Мотивы речи У. Черчилля достаточно хорошо известны: основной стратегической задачей было отстоять план электрификации Палестины, принадлежавший инженеру Рутенбергу, а для этого требовалось отстоять его самого, обложенного со всех сторон клеветой недоброжелателей, инсинуациями кругов, заинтересованных в том, чтобы любой ценой сорвать подписание концессии, и бурной антисемитской пропагандой. Возможно, именно для того, чтобы выбить у антирутенберговской кампании всякую почву из-под ног и выдать Рутенбергу неоспоримый кредит доверия, Черчилль сознательно пошел на завышение его акций и укрупнение роли в русской революции. В результате автор плана электрификации Палестины предстал не просто яркой антибольшевистской фигурой, но был переведен в разряд героя, дальновидно требовавшего казни большевистских главарей, дабы обезопасить подлинно демократический режим от угрозы красной диктатуры. Тем самым Рутенберг как бы автоматически превращался в глазах Запада в провидца близящейся политической и социальной катастрофы, заполнял в русском демократическом правительстве лакуну «сильной личности», дававшей шанс изменить ход истории, но не услышанной слабой властью. Не исключено, впрочем, что эта легенда легла на стол Черчилля в завершенном виде «фактической» версии поведения Рутенберга в дни русской смуты, и тот свято верил в ее историческую достоверность.

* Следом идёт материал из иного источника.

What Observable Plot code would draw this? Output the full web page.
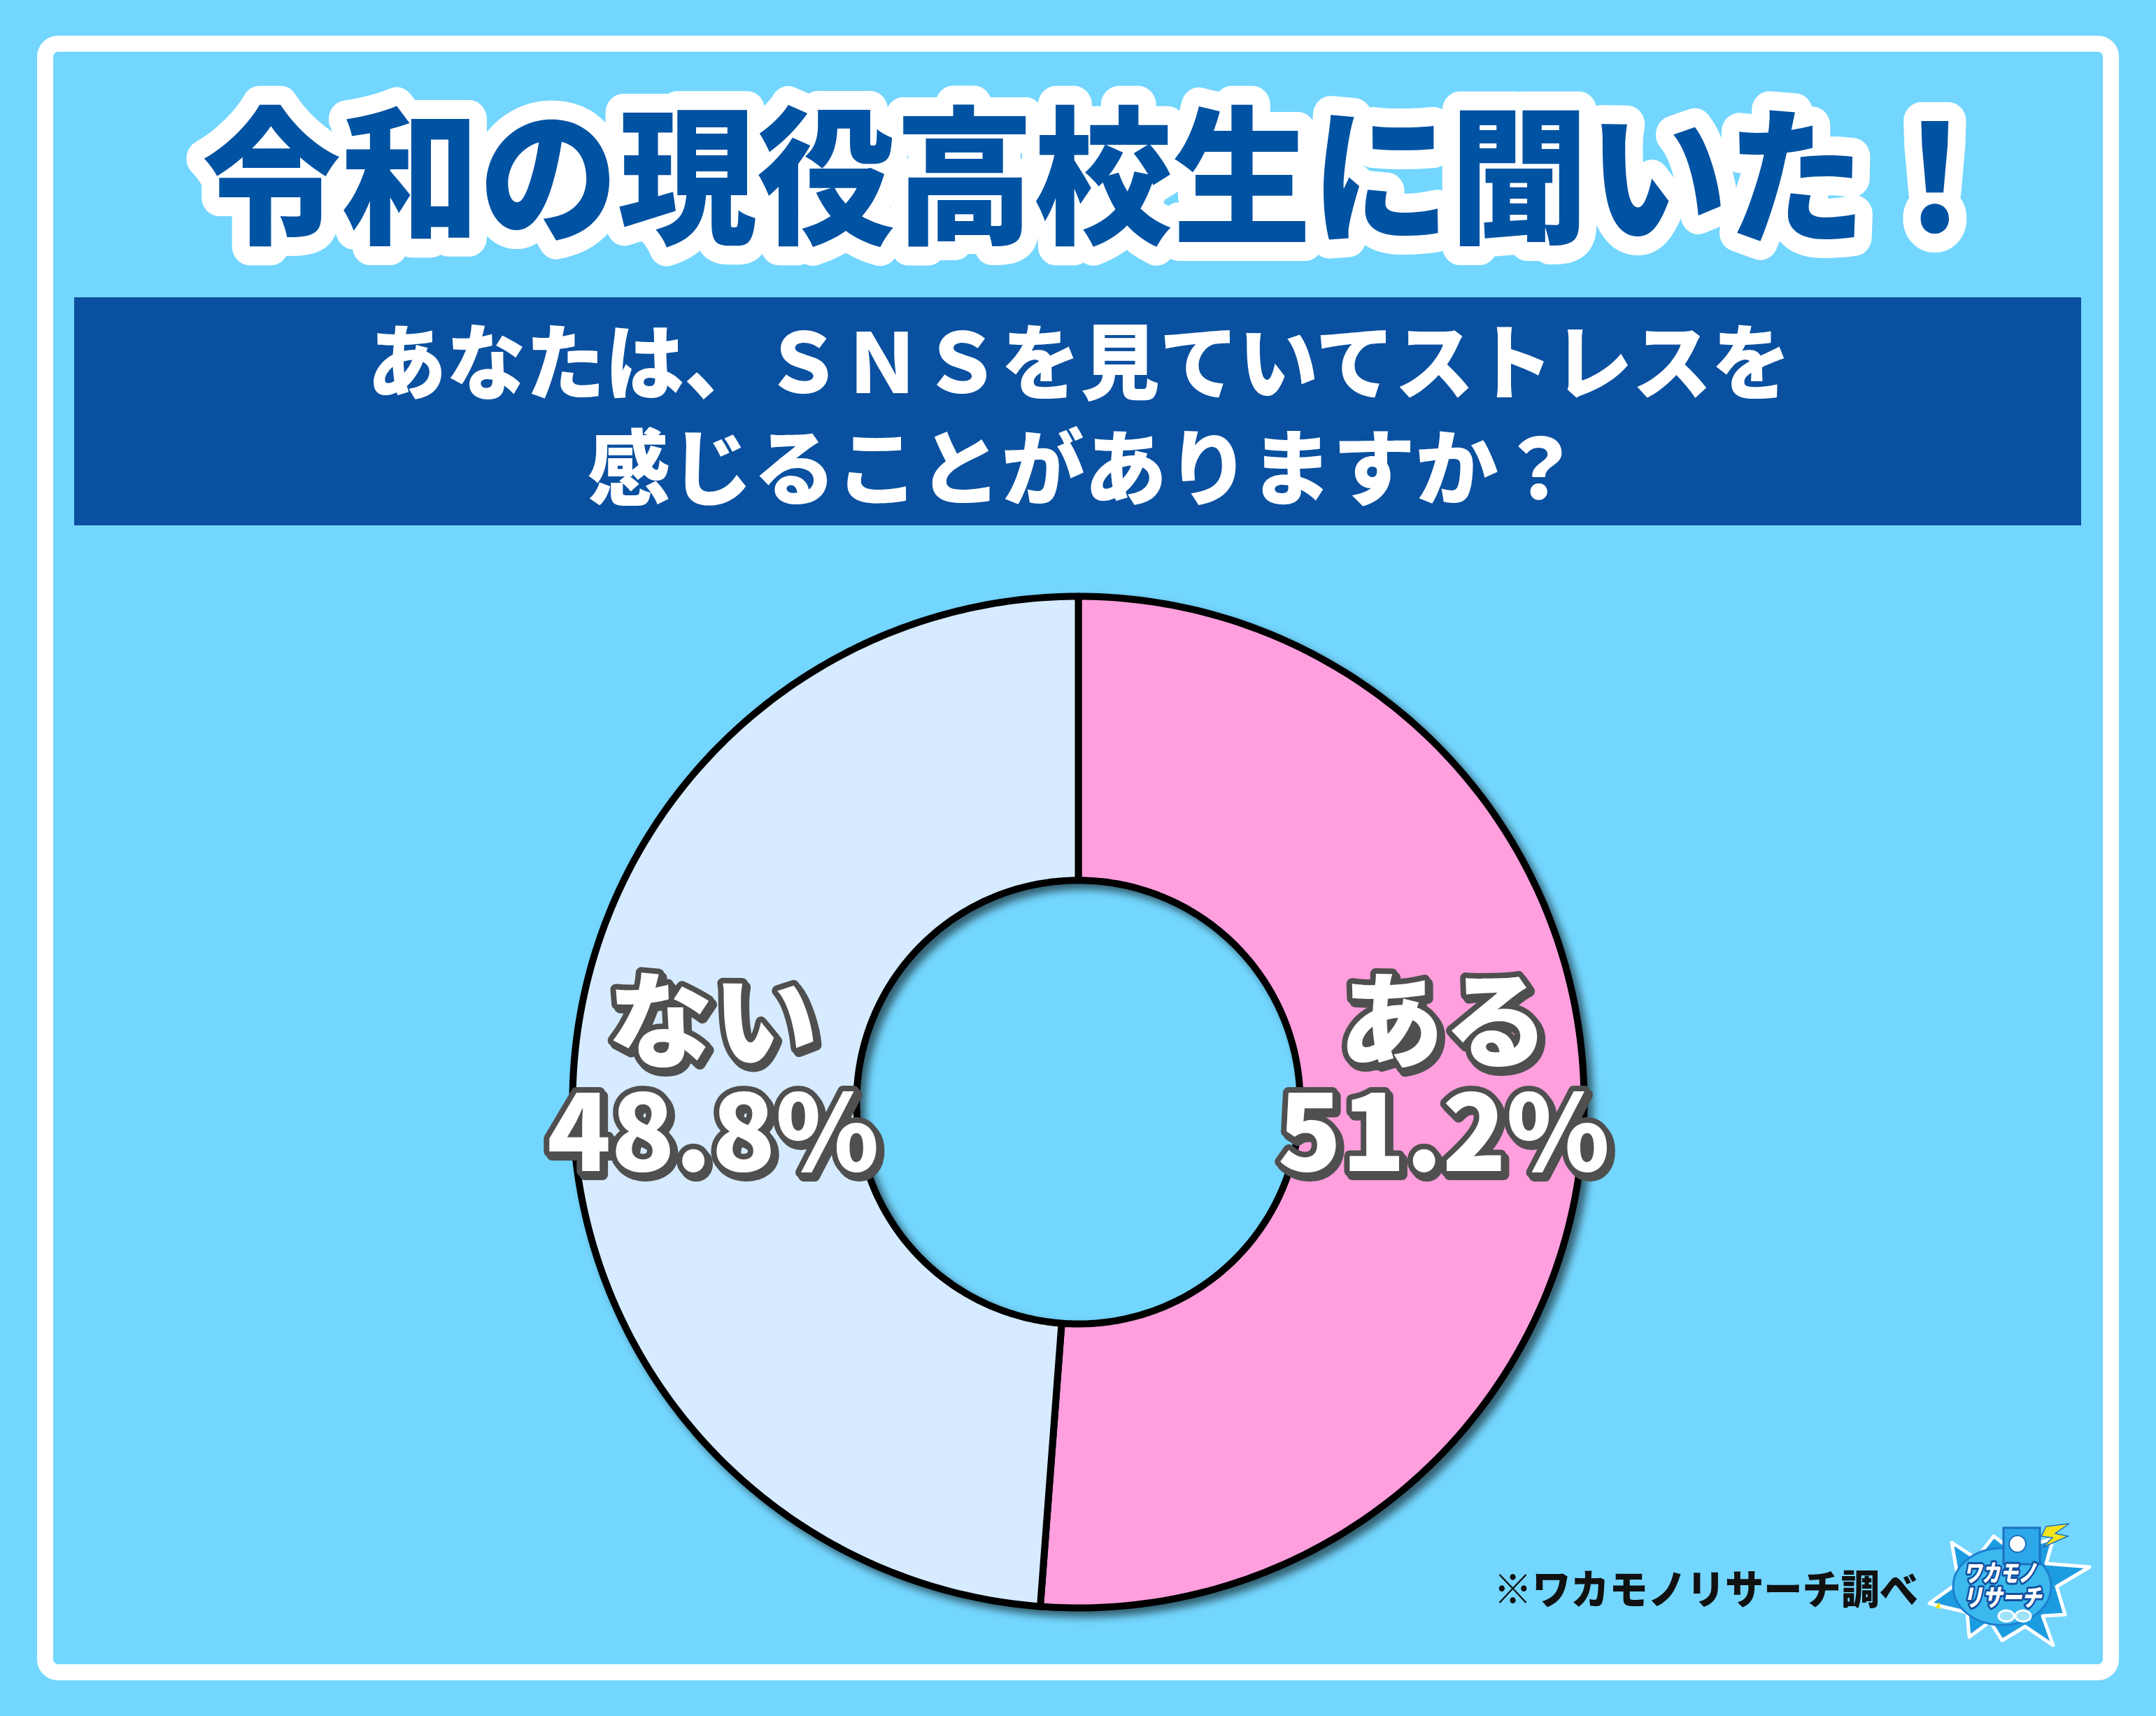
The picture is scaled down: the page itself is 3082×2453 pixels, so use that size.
<!DOCTYPE html>
<html lang="ja">
<head>
<meta charset="utf-8">
<script src="https://cdn.jsdelivr.net/npm/d3@7"></script>
<script src="https://cdn.jsdelivr.net/npm/@observablehq/plot@0.6"></script>
<style>
  html, body { margin: 0; padding: 0; }
  body { width: 3082px; height: 2453px; background: #73D6FE; position: relative; overflow: hidden;
         font-family: "Noto Sans CJK JP", "Noto Sans", sans-serif; }
  #frame { position: absolute; left: 53px; top: 51px; width: 2930px; height: 2305px;
           border: 23px solid #ffffff; border-radius: 30px; }
  #deco { position: absolute; left: 0; top: 0; }
  #chart { position: absolute; left: 781px; top: 815px; }
  #chart svg { overflow: visible; }
</style>
</head>
<body>
<div id="frame"></div>
<svg id="deco" width="3082" height="2453" xmlns="http://www.w3.org/2000/svg">
  <rect x="106" y="425" width="2869" height="326" fill="#0A50A0"/>
  <g font-family="'Noto Sans CJK JP', sans-serif" font-weight="900">
    <text id="title" x="289" y="332" font-size="212" textLength="2576" lengthAdjust="spacingAndGlyphs"
          fill="#0052A3" stroke="#ffffff" stroke-width="54" stroke-linejoin="round" paint-order="stroke">令和の現役高校生に聞いた！</text>
    <text x="525" y="562" font-size="118" textLength="2035" lengthAdjust="spacingAndGlyphs" fill="#ffffff">あなたは、ＳＮＳを見ていてストレスを</text>
    <text x="840" y="713" font-size="118" textLength="1420" lengthAdjust="spacingAndGlyphs" fill="#ffffff">感じることがありますか？</text>
    <text x="2135" y="2293" font-size="58" textLength="607" lengthAdjust="spacingAndGlyphs" fill="#111111">※ワカモノリサーチ調べ</text>
  </g>
  <!-- logo -->
  <g id="logo">
    <polygon points="2758,2292 2800,2262 2790,2205 2825,2228 2850,2196 2875,2215 2935,2200 2925,2235 2987,2240 2940,2268 2952,2308 2920,2310 2935,2352 2895,2325 2862,2345 2845,2318 2815,2340 2812,2305"
             fill="#1C9CE0" stroke="#ffffff" stroke-width="5" stroke-linejoin="round"/>
    <ellipse cx="2862" cy="2268" rx="70" ry="55" fill="#3BB9EE" stroke="#1D7FD0" stroke-width="3"/>
    <rect x="2864" y="2184" width="52" height="52" fill="#2CA8E8" stroke="#1D6FC0" stroke-width="3"/>
    <circle cx="2884" cy="2207" r="12" fill="#ffffff" stroke="#1D6FC0" stroke-width="2"/>
    <polygon points="2925,2182 2958,2178 2938,2192 2956,2196 2920,2212 2934,2198 2918,2196" fill="#F3E21C" stroke="#1D6FC0" stroke-width="1.5"/>
    <text font-family="'Noto Sans CJK JP', sans-serif" font-weight="900" font-style="italic" fill="#ffffff"
       stroke="#12509F" stroke-width="6" paint-order="stroke" stroke-linejoin="round" font-size="34" text-anchor="middle">
      <tspan x="2863" y="2261" textLength="104" lengthAdjust="spacingAndGlyphs">ワカモノ</tspan>
      <tspan x="2862" y="2296" textLength="112" lengthAdjust="spacingAndGlyphs">リサーチ</tspan>
    </text>
    <ellipse cx="2868" cy="2310" rx="11" ry="8" fill="#9FE3FB" stroke="#ffffff" stroke-width="3"/>
    <ellipse cx="2892" cy="2310" rx="11" ry="8" fill="#9FE3FB" stroke="#ffffff" stroke-width="3"/>
    <polygon points="2766,2298 2772,2290 2774,2300" fill="#F3E21C"/>
  </g>
</svg>
<div id="chart"></div>
<script>
// ---- data ----
const categories = ["ある", "ない"];
const values = [51.2, 48.8];
const sliceColors = ["#FF9FDD", "#D6EBFF"];
const innerRatio = 0.4385;

const slices = d3.pie().sort(null).value(d => d.value)(
  categories.map((c, i) => ({cat: c, value: values[i]}))
);

// annular sector outlines derived from the pie angles
const ringPoints = [];
slices.forEach(s => {
  const n = 240;
  const pts = [];
  for (let k = 0; k <= n; k++) {
    const a = s.startAngle + (s.endAngle - s.startAngle) * k / n;
    pts.push({cat: s.data.cat, x: Math.sin(a), y: Math.cos(a)});
  }
  for (let k = n; k >= 0; k--) {
    const a = s.startAngle + (s.endAngle - s.startAngle) * k / n;
    pts.push({cat: s.data.cat, x: innerRatio * Math.sin(a), y: innerRatio * Math.cos(a)});
  }
  pts.push({...pts[0]});
  ringPoints.push(...pts);
});

const labelRadius = (1 + innerRatio) / 2 * 1.005;
const labels = slices.map(s => {
  const a = (s.startAngle + s.endAngle) / 2;
  return {cat: s.data.cat, label: s.data.cat + "\n" + s.data.value.toFixed(1) + "%",
          x: labelRadius * Math.sin(a), y: 0};
});

const chart = Plot.plot({
  width: 1520, height: 1520, margin: 37,
  x: {domain: [-1, 1], axis: null},
  y: {domain: [-1, 1], axis: null},
  color: {domain: categories, range: sliceColors},
  style: {background: "transparent", overflow: "visible"},
  marks: [
    Plot.line(ringPoints, {x: "x", y: "y", z: "cat", fill: "cat", stroke: "#000000",
      strokeWidth: 10, strokeLinejoin: "round", curve: "linear"}),
    Plot.text(labels, {x: "x", y: "y", text: "label", dy: -32, lineHeight: 1.06,
      fontFamily: '"Noto Sans CJK JP", sans-serif', fontWeight: 900, fontSize: 150,
      textAnchor: "middle", lineAnchor: "middle",
      fill: "#ffffff", stroke: "#505050", strokeWidth: 16, strokeLinejoin: "round"})
  ]
});

const svg = d3.select(chart);
svg.append("defs").html(
  '<filter id="ringShadow" x="-10%" y="-10%" width="130%" height="130%">' +
  '<feDropShadow dx="8" dy="8" stdDeviation="6" flood-color="#000" flood-opacity="0.55"/></filter>' +
  '<filter id="labelShadow" x="-10%" y="-10%" width="130%" height="130%">' +
  '<feOffset in="SourceGraphic" dx="4" dy="5" result="off"/>' +
  '<feFlood flood-color="#505050" result="col"/>' +
  '<feComposite in="col" in2="off" operator="in" result="sh"/>' +
  '<feMerge><feMergeNode in="sh"/><feMergeNode in="SourceGraphic"/></feMerge></filter>'
);
svg.select('g[aria-label="line"]').attr("filter", "url(#ringShadow)");
svg.select('g[aria-label="text"]').attr("filter", "url(#labelShadow)");

document.getElementById("chart").appendChild(chart);
</script>
</body>
</html>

Как бы то ни было, результат был достигнут: легенда широко распространилась прежде всего в английских кругах и быстро завоевала сердца не одних только рутенберговских доброжелателей. Военный губернатор (1917–1920) и комиссар (1920–1926) Иерусалима полковник Р. Сторрс, который не относился к числу единомышленников Рутенберга, а скорее символизировал враждебную ему власть английской администрации, пишет в воспоминаниях о том, что, будучи близок к Керенскому в последние предсоветские дни, Рутенберг советовал ему расстрелять большевистских лидеров. Сторрс не называет конкретных фамилий, но поскольку он пишет «Soviet leaders», понятно, что речь идет прежде всего о Ленине, Троцком и, возможно, Зиновьеве. Если бы этому совету вняли, продолжает он, Россия была бы иной, нежели ныне (Storrs 1939: 433).